Thomas Pickering, one of the country’s most respected diplomats and a and former ambassador to Israel and the United Nations, has been quietly taking money from Boeing while vocally supporting the Iran nuclear deal—testifying before Congress, writing letters to high-level officials, and penning op-eds for outlets like The Washington Post.
Pickering confirmed via email—from his Boeing corporate email address—that he was on staff at the company from 2001 to 2006 and has been a paid consultant for them ever since.
“I was a Boeing employee from 1/2001 to 6/2006,” he emailed. “I was a direct consultant to Boeing from 7/2006 until 12/2015 when contract for consulting was moved to Hills for my work.”
“Hills” refers to Hills & Company International Consultants, where Pickering is a principal. In a previous email, Pickering referred to his “contract arrangement with Boeing” in the present tense.
He didn’t respond to a follow-up email asking if he disclosed his relationship with Boeing when discussing Iran with members of Congress and with the press. The Daily Beast found no evidence that he made a habit of making such a disclosure, and will update this piece if we do.
News of the impending sale highlights just how much Boeing and Iran’s state-owned airline both stand to benefit from the nuclear agreement for which Pickering advocated. The fact that Pickering did not regularly disclose his relationship with Boeing—which, as is now obvious, had a massive financial interest in the implementation of the Iran nuclear agreement—has drawn criticism from government transparency advocates, who consider it to be a violation of ethical standards.
Neil Gordon—an investigator for the Project on Government Oversight, a Washington watchdog organization—said Pickering should have been upfront about his work for Boeing when testifying before Congress on the deal and making the case for it in op-eds for major publications.
“In Pickering’s case, he has a direct connection to Boeing, which I think should be disclosed,” he said.
“I think it’s necessary for the public debate,” Gordon added. “It’s necessary for the public to fully realize the participants’ financial interests. Some of them might have a direct financial stake in a particular outcome.”
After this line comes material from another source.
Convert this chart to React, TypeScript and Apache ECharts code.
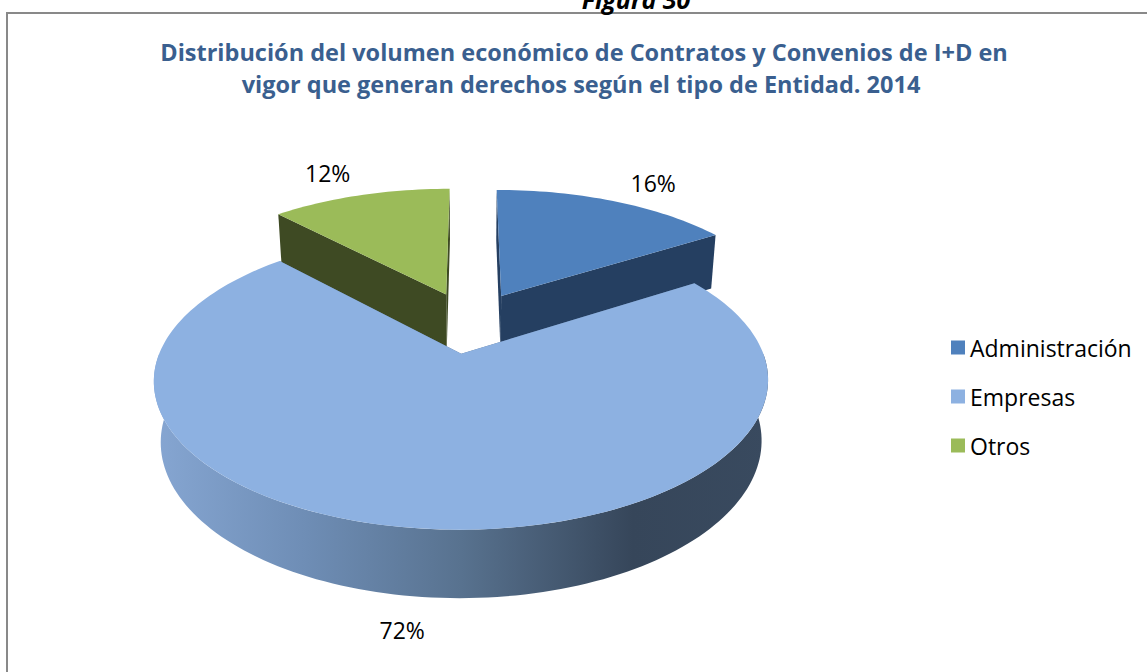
import React, { useEffect, useRef } from "react";
import * as echarts from "echarts";

// ---- data ----
const categories = ["Administración", "Empresas", "Otros"];
const values = [16, 72, 12];
const titleLines = [
  "Distribución del volumen económico de Contratos y Convenios de I+D en",
  "vigor que generan derechos según el tipo de Entidad. 2014",
];
const captionText = "Figura 30";

// ---- styles ----
const TOP = ["#4F81BD", "#8DB1E1", "#9BBB59"];
const CUT = ["#253F61", "#5B7594", "#3E4A23"];
const FONT = "'Open Sans', 'Noto Sans', sans-serif";

// ---- 3D projection layout ----
const CX = 470;
const CY = 322;
const R = 290;
const EXPLODE = 67;
const H = 67;
const SIN = 0.458;
const COS = 0.889;
const F = 1482;

function project(u: number, v: number, h: number): number[] {
  const Y = v * SIN + h * COS;
  const Z = v * COS - h * SIN;
  const k = F / (F + Z);
  return [CX + u * k, CY - Y * k];
}

const total = values.reduce((a, b) => a + b, 0);
const starts: number[] = [];
values.reduce((acc, v, i) => {
  starts[i] = acc;
  return acc + v;
}, 0);

function wallFill(i: number): any {
  if (i === 1) {
    return new echarts.graphic.LinearGradient(0, 0, 1, 0, [
      { offset: 0, color: "#86A6D2" },
      { offset: 0.25, color: "#6E8DB5" },
      { offset: 0.5, color: "#58728F" },
      { offset: 0.78, color: "#36465A" },
      { offset: 1, color: "#394A5F" },
    ]);
  }
  return CUT[i];
}

const TWO_PI = Math.PI * 2;

function makeRender(i: number) {
  return (params: any, api: any) => {
    const start = api.value(0) as number;
    const val = api.value(1) as number;
    const a0 = (start / total) * TWO_PI;
    const a1 = ((start + val) / total) * TWO_PI;
    const mid = (a0 + a1) / 2;
    const ou = EXPLODE * Math.sin(mid);
    const ov = EXPLODE * Math.cos(mid);
    const edge = (a: number, h: number) =>
      project(ou + R * Math.sin(a), ov + R * Math.cos(a), h);
    const arc = (b0: number, b1: number, h: number) => {
      const n = Math.max(2, Math.ceil(((b1 - b0) / TWO_PI) * 240));
      const pts: number[][] = [];
      for (let j = 0; j <= n; j++) pts.push(edge(b0 + ((b1 - b0) * j) / n, h));
      return pts;
    };
    const children: any[] = [];
    // outer wall (front half only)
    const w0 = Math.max(a0, Math.PI / 2);
    const w1 = Math.min(a1, (3 * Math.PI) / 2);
    if (w1 > w0) {
      children.push({
        type: "polygon",
        shape: { points: [...arc(w0, w1, 0), ...arc(w0, w1, -H).reverse()] },
        style: { fill: wallFill(i) },
      });
    }
    // radial cut faces
    [a0, a1].forEach((a) => {
      children.push({
        type: "polygon",
        shape: {
          points: [project(ou, ov, 0), edge(a, 0), edge(a, -H), project(ou, ov, -H)],
        },
        style: { fill: CUT[i] },
      });
    });
    // top face
    children.push({
      type: "polygon",
      shape: { points: [project(ou, ov, 0), ...arc(a0, a1, 0)] },
      style: { fill: TOP[i] },
    });
    // label
    const back = Math.cos(mid) >= 0;
    const lh = back ? 0 : -H;
    const anchor = edge(mid, lh);
    const cen = project(0, 0, lh);
    let dx = anchor[0] - cen[0];
    let dy = anchor[1] - cen[1];
    const len = Math.sqrt(dx * dx + dy * dy) || 1;
    dx /= len;
    dy /= len;
    const gy = back ? 29 : 35;
    children.push({
      type: "text",
      style: {
        text: Math.round((val / total) * 100) + "%",
        x: anchor[0] + dx * 50,
        y: anchor[1] + dy * gy,
        fill: "#000000",
        fontSize: 23,
        fontFamily: FONT,
        align: "center",
        verticalAlign: "middle",
      },
    });
    return { type: "group", children };
  };
}

export default function App() {
  const ref = useRef<HTMLDivElement>(null);
  useEffect(() => {
    document.body.style.margin = "0";
    if (!ref.current) return;
    const chart = echarts.init(ref.current, undefined, { renderer: "svg" });
    chart.setOption({
      animation: false,
      backgroundColor: "#ffffff",
      legend: {
        data: categories,
        orient: "vertical",
        left: 946,
        top: 331,
        itemWidth: 14,
        itemHeight: 14,
        itemGap: 26,
        icon: "rect",
        selectedMode: false,
        textStyle: { fontSize: 23, fontFamily: FONT, color: "#000000", lineHeight: 22 },
      },
      graphic: [
        {
          type: "rect",
          shape: { x: 7, y: 13, width: 1180, height: 720 },
          style: { fill: "none", stroke: "#898989", lineWidth: 2 },
          silent: true,
        },
        {
          type: "text",
          x: 636,
          y: -1,
          style: {
            text: captionText,
            fontSize: 25,
            fontWeight: "bold",
            fontStyle: "italic",
            fontFamily: FONT,
            fill: "#000000",
            align: "center",
            verticalAlign: "middle",
          },
          silent: true,
        },
        {
          type: "text",
          x: 584,
          y: 52,
          style: {
            text: titleLines[0],
            fontSize: 23.5,
            fontWeight: "bold",
            fontFamily: FONT,
            fill: "#3A5F8F",
            align: "center",
            verticalAlign: "middle",
          },
          silent: true,
        },
        {
          type: "text",
          x: 581,
          y: 84,
          style: {
            text: titleLines[1],
            fontSize: 23.5,
            fontWeight: "bold",
            fontFamily: FONT,
            fill: "#3A5F8F",
            align: "center",
            verticalAlign: "middle",
          },
          silent: true,
        },
      ],
      series: categories.map((name, i) => ({
        type: "custom",
        name,
        coordinateSystem: "none",
        renderItem: makeRender(i),
        data: [[starts[i], values[i]]],
        itemStyle: { color: TOP[i] },
        z: i === 1 ? 3 : 2,
        silent: true,
      })),
    });
    return () => chart.dispose();
  }, []);
  return <div ref={ref} style={{ width: 1147, height: 672 }} />;
}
Boeing, he added, clearly had a financial interest in the Iran nuclear agreement. The deal reopened the door to American business dealings with Tehran, which time and again had looked to restock its aging fleet of planes with newer, Western models.
Gordon compared it to a controversy in 2013, when many think tank scholars and military experts arguing for a U.S. military presence in Syria didn’t disclose that they had financial ties to defense companies that stood to benefit from the intervention. Media outlets presented these commentators as independent, Gordon noted, when they weren’t. And, he added, Pickering’s situation is similar.
Over the past few years, Pickering has been one of the most vocal and visible advocates for the nuclear agreement with Iran. On June 19, 2014, he testified before the House Armed Services Committee about his views on the need for a comprehensive agreement with Iran. He did not mention Boeing in the disclosure form he provided to the committee prior to his testimony. Boeing also isn’t mentioned in his bio that the House kept on file.
Besides testifying before Congress, Pickering also signed a letter on July 7, 2015, to congressional leadership, along with other former diplomats, urging them to support the nuclear agreement. That letter didn’t disclose his connection to Boeing, and it drew broad media coverage, including from the Huffington Post, Politico, and the AP. None of those reports noted his work for Boeing. The White House also cited the letter in its publication “The Iran Nuclear Deal: What You Need to Know About the JCPOA.” Boeing is not mentioned anywhere in that document.